Reproduce all of the data below without alteration; exclude every picture.

_Given material_
::::::::

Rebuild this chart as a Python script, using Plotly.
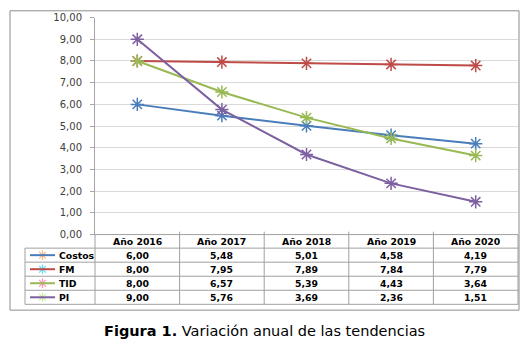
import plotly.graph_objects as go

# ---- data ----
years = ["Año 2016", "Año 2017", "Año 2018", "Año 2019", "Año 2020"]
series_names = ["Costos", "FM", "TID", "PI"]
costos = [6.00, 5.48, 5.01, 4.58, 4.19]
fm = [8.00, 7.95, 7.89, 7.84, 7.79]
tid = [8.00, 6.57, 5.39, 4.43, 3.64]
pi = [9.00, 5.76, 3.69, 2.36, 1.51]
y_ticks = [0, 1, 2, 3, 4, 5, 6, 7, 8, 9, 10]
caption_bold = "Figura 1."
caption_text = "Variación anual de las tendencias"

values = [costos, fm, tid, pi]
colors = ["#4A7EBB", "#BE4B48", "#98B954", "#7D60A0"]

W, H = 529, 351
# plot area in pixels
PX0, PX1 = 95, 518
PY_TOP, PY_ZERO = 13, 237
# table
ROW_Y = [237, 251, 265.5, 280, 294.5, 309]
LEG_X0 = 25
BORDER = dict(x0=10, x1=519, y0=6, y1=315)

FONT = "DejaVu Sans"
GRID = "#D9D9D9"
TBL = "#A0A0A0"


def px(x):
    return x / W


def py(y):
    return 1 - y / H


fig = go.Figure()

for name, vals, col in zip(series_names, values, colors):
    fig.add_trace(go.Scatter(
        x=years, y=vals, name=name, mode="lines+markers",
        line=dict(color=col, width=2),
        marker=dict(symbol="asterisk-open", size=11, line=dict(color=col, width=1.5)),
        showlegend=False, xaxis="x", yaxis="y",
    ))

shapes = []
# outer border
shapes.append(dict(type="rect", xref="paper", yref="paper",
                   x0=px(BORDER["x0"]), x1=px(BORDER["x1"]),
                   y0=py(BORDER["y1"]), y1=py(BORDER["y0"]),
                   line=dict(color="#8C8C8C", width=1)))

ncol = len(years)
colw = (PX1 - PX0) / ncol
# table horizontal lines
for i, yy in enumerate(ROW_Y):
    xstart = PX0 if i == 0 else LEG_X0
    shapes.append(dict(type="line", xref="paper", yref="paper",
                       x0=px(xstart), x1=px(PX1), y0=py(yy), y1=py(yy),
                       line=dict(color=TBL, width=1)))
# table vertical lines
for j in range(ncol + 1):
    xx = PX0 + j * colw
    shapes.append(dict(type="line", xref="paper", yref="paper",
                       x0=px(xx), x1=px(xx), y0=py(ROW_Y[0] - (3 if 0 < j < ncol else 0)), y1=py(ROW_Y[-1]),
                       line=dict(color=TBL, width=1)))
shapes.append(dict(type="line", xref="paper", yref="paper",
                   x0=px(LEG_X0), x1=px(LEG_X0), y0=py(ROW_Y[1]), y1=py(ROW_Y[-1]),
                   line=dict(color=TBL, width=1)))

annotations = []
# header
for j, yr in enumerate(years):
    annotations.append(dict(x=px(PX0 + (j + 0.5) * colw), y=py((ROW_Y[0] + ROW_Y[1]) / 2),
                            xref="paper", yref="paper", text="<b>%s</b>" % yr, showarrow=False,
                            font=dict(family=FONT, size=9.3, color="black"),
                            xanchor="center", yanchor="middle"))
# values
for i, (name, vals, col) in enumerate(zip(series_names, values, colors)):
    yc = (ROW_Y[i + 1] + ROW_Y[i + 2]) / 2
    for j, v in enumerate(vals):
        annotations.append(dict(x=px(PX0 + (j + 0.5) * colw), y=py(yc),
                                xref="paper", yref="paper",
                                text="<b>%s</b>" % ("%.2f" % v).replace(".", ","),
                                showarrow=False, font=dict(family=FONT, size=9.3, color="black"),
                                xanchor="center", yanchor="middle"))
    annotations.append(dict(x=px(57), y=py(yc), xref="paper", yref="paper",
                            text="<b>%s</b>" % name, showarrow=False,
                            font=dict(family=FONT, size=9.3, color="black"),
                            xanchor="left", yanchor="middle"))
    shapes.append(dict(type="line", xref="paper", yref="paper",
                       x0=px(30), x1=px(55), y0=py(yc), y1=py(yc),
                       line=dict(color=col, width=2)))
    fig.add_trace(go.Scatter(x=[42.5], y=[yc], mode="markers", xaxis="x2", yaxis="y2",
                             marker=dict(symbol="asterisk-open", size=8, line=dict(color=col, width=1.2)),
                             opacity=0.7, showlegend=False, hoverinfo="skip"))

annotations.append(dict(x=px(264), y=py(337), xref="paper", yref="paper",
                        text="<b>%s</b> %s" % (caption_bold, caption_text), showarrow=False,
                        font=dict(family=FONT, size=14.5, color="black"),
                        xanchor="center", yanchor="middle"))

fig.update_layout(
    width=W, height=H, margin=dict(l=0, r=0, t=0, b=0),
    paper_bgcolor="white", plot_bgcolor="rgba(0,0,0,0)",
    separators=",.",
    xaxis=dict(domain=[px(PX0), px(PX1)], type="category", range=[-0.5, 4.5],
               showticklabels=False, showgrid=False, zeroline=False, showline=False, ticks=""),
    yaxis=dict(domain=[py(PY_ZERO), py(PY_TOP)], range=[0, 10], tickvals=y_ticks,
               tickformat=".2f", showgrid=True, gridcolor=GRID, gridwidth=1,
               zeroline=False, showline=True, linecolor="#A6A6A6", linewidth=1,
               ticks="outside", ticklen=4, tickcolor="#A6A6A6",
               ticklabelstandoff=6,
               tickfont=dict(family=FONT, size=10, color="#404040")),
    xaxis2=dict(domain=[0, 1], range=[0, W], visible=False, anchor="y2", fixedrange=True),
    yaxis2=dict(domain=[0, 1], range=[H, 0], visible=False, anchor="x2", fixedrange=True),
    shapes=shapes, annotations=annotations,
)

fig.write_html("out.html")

::::::::

_Answer to this problem_
Rebuild this chart as a Python script, using Plotly.
import plotly.graph_objects as go

# ---- data ----
years = ["Año 2016", "Año 2017", "Año 2018", "Año 2019", "Año 2020"]
series_names = ["Costos", "FM", "TID", "PI"]
costos = [6.00, 5.48, 5.01, 4.58, 4.19]
fm = [8.00, 7.95, 7.89, 7.84, 7.79]
tid = [8.00, 6.57, 5.39, 4.43, 3.64]
pi = [9.00, 5.76, 3.69, 2.36, 1.51]
y_ticks = [0, 1, 2, 3, 4, 5, 6, 7, 8, 9, 10]
caption_bold = "Figura 1."
caption_text = "Variación anual de las tendencias"

values = [costos, fm, tid, pi]
colors = ["#4A7EBB", "#BE4B48", "#98B954", "#7D60A0"]

W, H = 529, 351
# plot area in pixels
PX0, PX1 = 95, 518
PY_TOP, PY_ZERO = 13, 237
# table
ROW_Y = [237, 251, 265.5, 280, 294.5, 309]
LEG_X0 = 25
BORDER = dict(x0=10, x1=519, y0=6, y1=315)

FONT = "DejaVu Sans"
GRID = "#D9D9D9"
TBL = "#A0A0A0"


def px(x):
    return x / W


def py(y):
    return 1 - y / H


fig = go.Figure()

for name, vals, col in zip(series_names, values, colors):
    fig.add_trace(go.Scatter(
        x=years, y=vals, name=name, mode="lines+markers",
        line=dict(color=col, width=2),
        marker=dict(symbol="asterisk-open", size=11, line=dict(color=col, width=1.5)),
        showlegend=False, xaxis="x", yaxis="y",
    ))

shapes = []
# outer border
shapes.append(dict(type="rect", xref="paper", yref="paper",
                   x0=px(BORDER["x0"]), x1=px(BORDER["x1"]),
                   y0=py(BORDER["y1"]), y1=py(BORDER["y0"]),
                   line=dict(color="#8C8C8C", width=1)))

ncol = len(years)
colw = (PX1 - PX0) / ncol
# table horizontal lines
for i, yy in enumerate(ROW_Y):
    xstart = PX0 if i == 0 else LEG_X0
    shapes.append(dict(type="line", xref="paper", yref="paper",
                       x0=px(xstart), x1=px(PX1), y0=py(yy), y1=py(yy),
                       line=dict(color=TBL, width=1)))
# table vertical lines
for j in range(ncol + 1):
    xx = PX0 + j * colw
    shapes.append(dict(type="line", xref="paper", yref="paper",
                       x0=px(xx), x1=px(xx), y0=py(ROW_Y[0] - (3 if 0 < j < ncol else 0)), y1=py(ROW_Y[-1]),
                       line=dict(color=TBL, width=1)))
shapes.append(dict(type="line", xref="paper", yref="paper",
                   x0=px(LEG_X0), x1=px(LEG_X0), y0=py(ROW_Y[1]), y1=py(ROW_Y[-1]),
                   line=dict(color=TBL, width=1)))

annotations = []
# header
for j, yr in enumerate(years):
    annotations.append(dict(x=px(PX0 + (j + 0.5) * colw), y=py((ROW_Y[0] + ROW_Y[1]) / 2),
                            xref="paper", yref="paper", text="<b>%s</b>" % yr, showarrow=False,
                            font=dict(family=FONT, size=9.3, color="black"),
                            xanchor="center", yanchor="middle"))
# values
for i, (name, vals, col) in enumerate(zip(series_names, values, colors)):
    yc = (ROW_Y[i + 1] + ROW_Y[i + 2]) / 2
    for j, v in enumerate(vals):
        annotations.append(dict(x=px(PX0 + (j + 0.5) * colw), y=py(yc),
                                xref="paper", yref="paper",
                                text="<b>%s</b>" % ("%.2f" % v).replace(".", ","),
                                showarrow=False, font=dict(family=FONT, size=9.3, color="black"),
                                xanchor="center", yanchor="middle"))
    annotations.append(dict(x=px(57), y=py(yc), xref="paper", yref="paper",
                            text="<b>%s</b>" % name, showarrow=False,
                            font=dict(family=FONT, size=9.3, color="black"),
                            xanchor="left", yanchor="middle"))
    shapes.append(dict(type="line", xref="paper", yref="paper",
                       x0=px(30), x1=px(55), y0=py(yc), y1=py(yc),
                       line=dict(color=col, width=2)))
    fig.add_trace(go.Scatter(x=[42.5], y=[yc], mode="markers", xaxis="x2", yaxis="y2",
                             marker=dict(symbol="asterisk-open", size=8, line=dict(color=col, width=1.2)),
                             opacity=0.7, showlegend=False, hoverinfo="skip"))

annotations.append(dict(x=px(264), y=py(337), xref="paper", yref="paper",
                        text="<b>%s</b> %s" % (caption_bold, caption_text), showarrow=False,
                        font=dict(family=FONT, size=14.5, color="black"),
                        xanchor="center", yanchor="middle"))

fig.update_layout(
    width=W, height=H, margin=dict(l=0, r=0, t=0, b=0),
    paper_bgcolor="white", plot_bgcolor="rgba(0,0,0,0)",
    separators=",.",
    xaxis=dict(domain=[px(PX0), px(PX1)], type="category", range=[-0.5, 4.5],
               showticklabels=False, showgrid=False, zeroline=False, showline=False, ticks=""),
    yaxis=dict(domain=[py(PY_ZERO), py(PY_TOP)], range=[0, 10], tickvals=y_ticks,
               tickformat=".2f", showgrid=True, gridcolor=GRID, gridwidth=1,
               zeroline=False, showline=True, linecolor="#A6A6A6", linewidth=1,
               ticks="outside", ticklen=4, tickcolor="#A6A6A6",
               ticklabelstandoff=6,
               tickfont=dict(family=FONT, size=10, color="#404040")),
    xaxis2=dict(domain=[0, 1], range=[0, W], visible=False, anchor="y2", fixedrange=True),
    yaxis2=dict(domain=[0, 1], range=[H, 0], visible=False, anchor="x2", fixedrange=True),
    shapes=shapes, annotations=annotations,
)

fig.write_html("out.html")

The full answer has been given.